A row of parking spaces and a pay and display machine along Pier Road, Portsmouth. Credit: Geograph (labelled for reuse)
A row of parking spaces and a pay and display machine along Pier Road, Portsmouth. Credit: Geograph (labelled for reuse)

MOTORISTS in the city could find life easier after councillors approved the £300,000 trial of an innovative parking app.

At a traffic and transportation meeting councillors agreed to the trial of the mobile phone app, called AppyParking, which shows drivers where empty pay and display spaces are in the city.

It can also be used for payment, charging people by the minute rather than the hour, in a bid to save them money and free up spaces. 

The app detects when a car is in a space, and when parked the driver activates the payment method.

The car's number plate is linked to app, and will inform traffic wardens that the car is parked legally.

Kevin McKee, the council's parking manager, said: 'It will help people to find parking spaces quickly, reducing traffic and congestion.

'With big events it is really hard to find spaces in the city. The app will tell you where the spaces are. This will improve the driver's experience.'

The council's boss for traffic, Cllr Lynne Stagg, agreed.

She added: 'It will cut down on cars idling when trying to find a space and therefore reduce pollution.
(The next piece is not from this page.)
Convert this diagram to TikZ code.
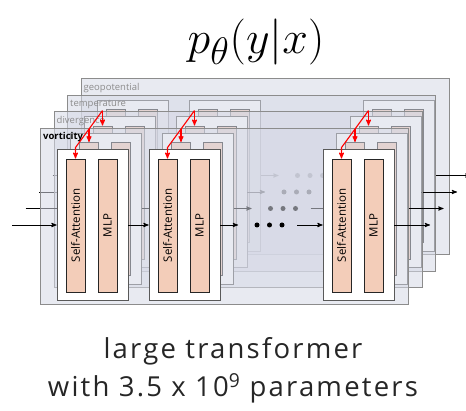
\documentclass[tikz,border=0pt]{standalone}
\usepackage{fontspec}
\usepackage{graphicx}
\newfontfamily\sansfont{Open Sans}
\newfontfamily\captionfont[LetterSpace=8]{Open Sans}
\usetikzlibrary{arrows}
\usetikzlibrary{calc}
\definecolor{planefill}{RGB}{214,217,230}
\definecolor{salmon}{RGB}{243,205,185}
\tikzset{
	layerplane/.style = {
		rectangle,
		draw=black!45,
		line width=0.8pt,
		fill=planefill,
		fill opacity=0.55,
		anchor=north west,
		inner sep=0pt,
		minimum width=368pt,
		minimum height=176pt
	},
	layerlabel/.style = {
		anchor=base west,
		inner sep=0pt,
		font=\sansfont\fontsize{9.5}{11}\selectfont
	},
	blockbox/.style = {
		rectangle,
		draw=black!65,
		line width=0.8pt,
		fill=white,
		inner sep=0pt,
		minimum width=71pt,
		minimum height=151pt
	},
	sabox/.style = {
		rectangle,
		draw=black!85,
		line width=0.9pt,
		fill=salmon,
		inner sep=0pt,
		minimum width=19pt,
		minimum height=133pt,
		font=\sansfont\fontsize{11.5}{13}\selectfont
	},
	mlpbox/.style = {
		sabox
	},
	dotnode/.style = {
		circle,
		fill=black,
		inner sep=0pt,
		minimum size=5pt
	},
	flow/.style = {
		->,
		draw=black,
		line width=0.9pt
	},
	xattn/.style = {
		->,
		draw=red,
		line width=1.1pt
	},
}
\begin{document}
\begin{tikzpicture}[x=1pt, y=-1pt, >=stealth']
\useasboundingbox (0,0) rectangle (466,411);
\node [font=\Huge, scale=1.85, transform shape] (title) at (256,42) {$p_\theta(y|x)$};
% one plane per variable, back to front
\foreach \k/\lab/\col in {3/geopotential/black!45, 2/temperature/black!45, 1/divergence/black!45, 0/vorticity/black} {
	\begin{scope}[shift={(13.5*\k,-16.5*\k)}]
	\node [layerplane] (pl-\k) at (40,128) {};
	\node [layerlabel, text=\col] (lab-\k) at ([xshift=3pt,yshift=-12pt]pl-\k.north west) {\ifnum\k=0 \bfseries\fi\lab};
	\foreach \b/\cx in {1/92.5, 2/184.5, 3/358.5} {
		\node [blockbox] (blk\b-\k) at (\cx,225) {};
		\node [sabox] (sa\b-\k) at (\cx-17,225.5) {\rotatebox{90}{Self-Attention}};
		\node [mlpbox] (mlp\b-\k) at (\cx+15,225.5) {\rotatebox{90}{MLP}};
	}
	\coordinate (in-\k) at (12,225);
	\coordinate (gapl-\k) at (238,225);
	\coordinate (gapr-\k) at (297,225);
	\coordinate (out-\k) at (430,225);
	\foreach \d in {0,1,2}
		\node [dotnode] (dot\d-\k) at (257+12.5*\d,225) {};
	\draw [flow] (in-\k) -- (blk1-\k.west);
	\draw [flow] (blk1-\k.east) -- (blk2-\k.west);
	\draw [flow] (blk2-\k.east) -- (gapl-\k);
	\draw [flow] (gapr-\k) -- (blk3-\k.west);
	\draw [flow] (blk3-\k.east) -- (out-\k);
	\end{scope}
}
% attention across the variables
\foreach \b in {1,2,3} {
	\coordinate (xtop\b) at ([yshift=15pt]sa\b-2.north);
	\coordinate (xbot\b) at ([yshift=11pt]sa\b-0.north);
	\draw [xattn] (xtop\b) -- (xbot\b) -- (sa\b-0.north);
	\draw [xattn] (xtop\b) -- (sa\b-2.north);
	\draw [xattn] ($(xtop\b)!0.5!(xbot\b)$) -- (sa\b-1.north);
}
\node [align=center, font=\captionfont\fontsize{27.5}{38}\selectfont, text=black!85] (caption) at (233,370) {large transformer\\with 3.5 x 10\textsuperscript{9} parameters};
\end{tikzpicture}
\end{document}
‘And on a personal note as a shopper if I am only going into the shops for half an hour I have to pay for a full hour. Also I won't have to worry about getting back to the car on time.' 

Sensors needed for the system, which is provided by Yellow Line Parking Ltd and Visa, will cost £300,000 - although this will be covered by Yellow Line.
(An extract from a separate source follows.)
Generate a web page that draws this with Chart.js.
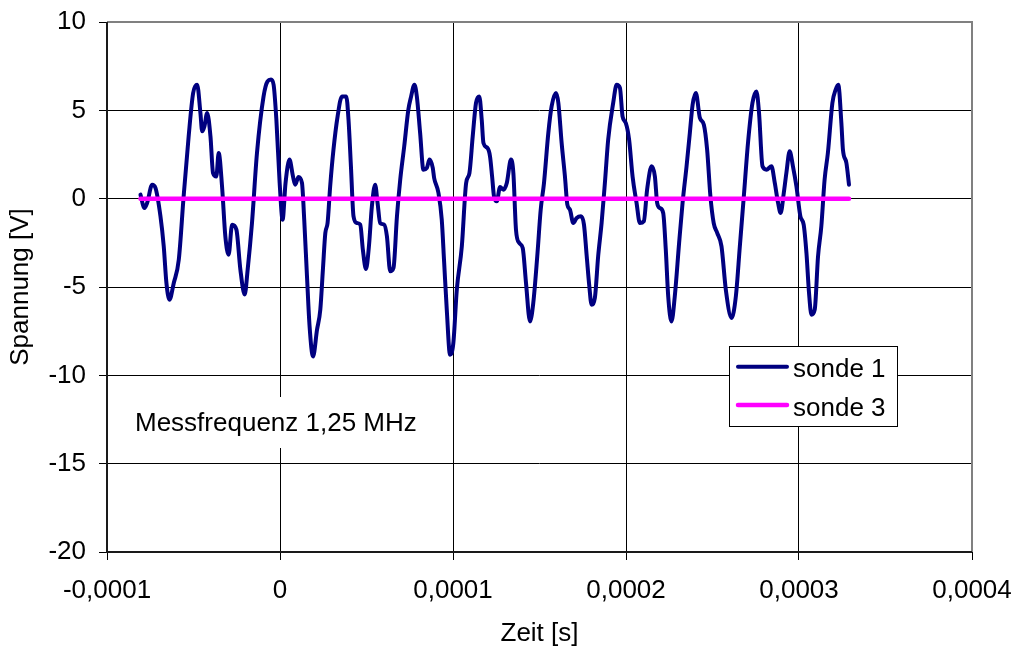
<!DOCTYPE html>
<html>
<head>
<meta charset="utf-8">
<script src="https://cdn.jsdelivr.net/npm/chart.js@4/dist/chart.umd.min.js"></script>
<style>
  html, body { margin: 0; padding: 0; background: #fff; }
  #wrap { width: 1018px; height: 651px; }
</style>
</head>
<body>
<div id="wrap"><canvas id="c" width="1018" height="651"></canvas></div>
<script>
// ---- data (time in microseconds, voltage in V) ----
const zeitUs = [-80.66, -78.35, -76.79, -73.9, -72.0, -69.1, -67.2, -65.65, -63.9, -61.4, -58.5, -55.7, -52.8, -50.2, -47.9, -46.0, -45.0, -43.7, -42.1, -40.2, -38.7, -36.8, -35.45, -33.5, -31.6, -29.7, -27.7, -25.2, -22.9, -20.4, -18.7, -16.2, -13.3, -9.5, -7.2, -5.2, -3.7, -2.1, -0.2, 1.5, 3.2, 5.5, 7.5, 8.8, 10.7, 12.7, 14.0, 15.6, 17.1, 19.1, 21.4, 23.3, 24.8, 26.2, 27.5, 29.0, 30.9, 33.3, 35.8, 38.3, 39.6, 41.0, 42.5, 44.5, 46.4, 47.9, 49.7, 51.4, 53.1, 55.0, 56.4, 57.9, 60.2, 61.8, 63.7, 65.6, 67.6, 69.5, 71.8, 74.2, 75.8, 77.7, 79.1, 81.0, 82.9, 84.9, 86.4, 88.3, 89.1, 91.6, 93.5, 94.9, 96.4, 98.3, 100.2, 102.2, 105.1, 107.6, 109.5, 111.4, 113.3, 115.2, 116.6, 117.6, 119.9, 121.4, 122.6, 123.7, 125.3, 127.2, 129.1, 131.1, 133.5, 134.9, 136.4, 138.3, 140.3, 142.2, 144.5, 146.4, 148.7, 150.7, 152.6, 155.1, 157.0, 159.5, 160.9, 162.8, 164.7, 166.1, 167.6, 169.5, 171.5, 174.0, 175.7, 177.3, 178.8, 180.1, 182.0, 183.9, 185.9, 187.8, 189.7, 192.6, 194.6, 196.5, 198.0, 199.9, 201.8, 203.8, 206.1, 208.0, 210.3, 212.2, 214.8, 216.7, 218.0, 219.6, 221.5, 223.0, 224.4, 226.3, 228.2, 230.7, 232.7, 235.0, 236.9, 238.5, 240.4, 242.7, 245.0, 246.9, 248.8, 250.7, 252.7, 255.2, 257.7, 261.0, 263.5, 265.8, 268.1, 270.6, 273.1, 275.4, 276.9, 278.9, 281.2, 284.1, 286.0, 287.9, 289.4, 291.2, 292.7, 294.6, 296.5, 298.5, 300.8, 302.7, 304.3, 305.8, 307.2, 309.1, 311.0, 312.9, 314.8, 316.7, 319.3, 321.2, 322.7, 324.5, 325.4, 327.4, 328.9];
const sonde1 = [0.23, -0.53, -0.24, 0.79, 0.61, -1.0, -2.7, -4.77, -5.72, -4.77, -3.45, 0.13, 3.53, 5.98, 6.45, 4.85, 3.81, 4.09, 4.85, 3.53, 1.45, 1.26, 2.59, 0.70, -2.13, -3.17, -1.47, -1.75, -4.02, -5.43, -4.02, -1.38, 2.59, 5.79, 6.64, 6.74, 6.45, 4.47, 0.89, -1.19, 0.89, 2.21, 1.26, 0.79, 1.23, 0.89, -1.19, -4.40, -7.23, -8.93, -7.42, -6.28, -4.02, -1.94, -1.38, 0.70, 2.77, 4.66, 5.79, 5.79, 4.47, 1.83, -1.0, -1.38, -1.47, -2.89, -3.98, -2.70, -0.44, 0.79, -0.24, -1.38, -1.47, -2.13, -4.11, -3.92, -1.0, 1.08, 2.96, 5.04, 5.79, 6.45, 5.79, 3.72, 1.64, 1.74, 2.21, 1.74, 1.17, 0.32, -1.19, -3.64, -6.28, -8.83, -8.17, -5.15, -2.70, 0.89, 1.45, 3.53, 5.42, 5.79, 4.47, 3.15, 2.87, 2.39, 1.26, 0.13, -0.15, 0.66, 0.51, 0.89, 2.21, 1.45, -1.75, -2.51, -2.79, -4.77, -6.95, -5.90, -3.27, -0.62, 0.89, 3.72, 5.22, 5.98, 5.42, 3.15, 1.26, -0.34, -0.62, -1.38, -1.09, -1.0, -1.47, -3.27, -4.96, -6.0, -5.62, -3.27, -1.38, 0.89, 3.34, 5.42, 6.45, 6.27, 4.66, 4.28, 3.34, 1.26, -0.24, -1.38, -1.28, 0.51, 1.83, 1.26, -0.24, -0.53, -0.81, -2.89, -5.53, -6.95, -5.53, -2.51, -0.24, 1.83, 3.72, 5.32, 5.98, 4.57, 4.19, 2.77, 0.13, -1.38, -1.94, -2.70, -5.15, -6.75, -5.53, -2.70, 0.13, 3.24, 5.42, 6.07, 4.85, 1.83, 1.64, 1.83, 0.89, -0.24, -0.81, 0.32, 1.45, 2.68, 1.83, 0.70, -1.0, -1.47, -3.07, -5.34, -6.57, -6.28, -3.27, -1.57, 1.08, 2.59, 5.42, 6.17, 6.45, 4.28, 2.77, 2.02, 0.79];
const zeit3Us = [-80.66, 328.9];
const sonde3 = [0, 0];
const seriesNames = ['sonde 1', 'sonde 3'];
const xTicks = [-0.0001, 0, 0.0001, 0.0002, 0.0003, 0.0004];
const yTicks = [-20, -15, -10, -5, 0, 5, 10];
const annotationText = 'Messfrequenz 1,25 MHz';
const xTitle = 'Zeit [s]';
const yTitle = 'Spannung [V]';

const FONT = '"Liberation Sans", Arial, sans-serif';
const FSIZE = 26;
Chart.defaults.font.family = FONT;
Chart.defaults.font.size = FSIZE;
Chart.defaults.color = '#000';

function toPoints(ts, vs) {
  const n = Math.min(ts.length, vs.length);
  const out = [];
  for (let i = 0; i < n; i++) out.push({ x: ts[i] * 1e-6, y: vs[i] });
  return out;
}

function fmtX(v) {
  if (Math.abs(v) < 1e-12) return '0';
  return v.toFixed(4).replace('.', ',');
}

function zeroPad(scale) {
  scale.paddingTop = 0; scale.paddingBottom = 0;
  scale.paddingLeft = 0; scale.paddingRight = 0;
}

const framePlugin = {
  id: 'frame',
  beforeDatasetsDraw(chart) {
    const { ctx, chartArea: a } = chart;
    ctx.save();
    ctx.lineWidth = 2;
    ctx.strokeStyle = '#808080';
    ctx.beginPath();
    ctx.moveTo(a.left, a.top);
    ctx.lineTo(a.right, a.top);
    ctx.lineTo(a.right, a.bottom);
    ctx.stroke();
    ctx.strokeStyle = '#1a1a1a';
    ctx.beginPath();
    ctx.moveTo(a.left, a.top);
    ctx.lineTo(a.left, a.bottom);
    ctx.lineTo(a.right, a.bottom);
    ctx.stroke();
    // annotation box
    ctx.fillStyle = '#fff';
    ctx.fillRect(a.left + 21, a.top + 375, 302, 51);
    ctx.fillStyle = '#000';
    ctx.font = FSIZE + 'px ' + FONT;
    ctx.textBaseline = 'alphabetic';
    ctx.textAlign = 'left';
    ctx.fillText(annotationText, a.left + 28, a.top + 409);
    ctx.restore();
  }
};

const legendPlugin = {
  id: 'boxLegend',
  afterDraw(chart) {
    const { ctx, chartArea: a } = chart;
    const bx = a.left + 622, by = a.top + 324, bw = 168, bh = 80;
    ctx.save();
    ctx.fillStyle = '#fff';
    ctx.fillRect(bx, by, bw, bh);
    ctx.strokeStyle = '#000';
    ctx.lineWidth = 1;
    ctx.strokeRect(bx + 0.5, by + 0.5, bw, bh);
    ctx.font = FSIZE + 'px ' + FONT;
    ctx.textAlign = 'left';
    ctx.textBaseline = 'alphabetic';
    const rows = [by + 20.7, by + 59];
    chart.data.datasets.forEach((ds, i) => {
      const y = rows[i];
      ctx.strokeStyle = ds.borderColor;
      ctx.lineWidth = ds.borderWidth;
      ctx.lineCap = 'round';
      ctx.beginPath();
      ctx.moveTo(bx + 9, y);
      ctx.lineTo(bx + 58, y);
      ctx.stroke();
      ctx.fillStyle = '#000';
      ctx.fillText(ds.label, bx + 64, y + 10.5);
    });
    ctx.restore();
  }
};

new Chart(document.getElementById('c'), {
  type: 'line',
  data: {
    datasets: [
      {
        label: seriesNames[0],
        data: toPoints(zeitUs, sonde1),
        borderColor: '#000080',
        borderWidth: 4,
        pointRadius: 0,
        cubicInterpolationMode: 'monotone',
        borderJoinStyle: 'round',
        borderCapStyle: 'round',
        fill: false,
        order: 1
      },
      {
        label: seriesNames[1],
        data: toPoints(zeit3Us, sonde3),
        borderColor: '#FF00FF',
        borderWidth: 4.5,
        pointRadius: 0,
        borderCapStyle: 'round',
        fill: false,
        order: 0
      }
    ]
  },
  options: {
    responsive: false,
    animation: false,
    layout: { padding: { top: 22, right: 46, left: 0, bottom: 0 } },
    plugins: { legend: { display: false }, tooltip: { enabled: false } },
    scales: {
      x: {
        type: 'linear',
        min: xTicks[0],
        max: xTicks[xTicks.length - 1],
        afterBuildTicks(scale) { scale.ticks = xTicks.map(v => ({ value: v })); },
        afterFit(scale) { scale.height = 99; zeroPad(scale); },
        ticks: { callback: fmtX, padding: 15.6, maxRotation: 0, autoSkip: false, color: '#000' },
        grid: { color: '#000', lineWidth: 1, tickLength: 8, drawTicks: true },
        border: { display: false },
        title: { display: true, text: xTitle, color: '#000', padding: { top: 0, bottom: 1.8 } }
      },
      y: {
        type: 'linear',
        min: yTicks[0],
        max: yTicks[yTicks.length - 1],
        afterBuildTicks(scale) { scale.ticks = yTicks.map(v => ({ value: v })); },
        afterFit(scale) { scale.width = 107; zeroPad(scale); },
        ticks: { callback: v => String(v), padding: 13, autoSkip: false, color: '#000' },
        grid: { color: '#000', lineWidth: 1, tickLength: 8, drawTicks: true },
        border: { display: false },
        title: { display: true, text: yTitle, color: '#000', padding: { top: 5, bottom: 0 } }
      }
    }
  },
  plugins: [framePlugin, legendPlugin]
});
</script>
</body>
</html>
If the trial is successful it is thought it could cost the council around £50,000 a year to run. An estimated 3,000 sensors will be needed across the city.

And to foot the bill of the app drivers will have to pay an additional 30p to use it.

Some councillors had concerns. Cllr Simon Bosher said: 'It does raise more questions than answers in my view.

‘What if I only wanted to stop for a couple of minutes to go to a shop, would I have to use the app to pay?

'If we are shoving a lot of money into this thing is it going to replace on-street payment?'

But Mr McKee assured him this was not the case.

'Drivers will still have the option to pay via a machine rather than the app, it is optional,' he said.

The trial is set to last two years with six-monthly updates presented to councillors.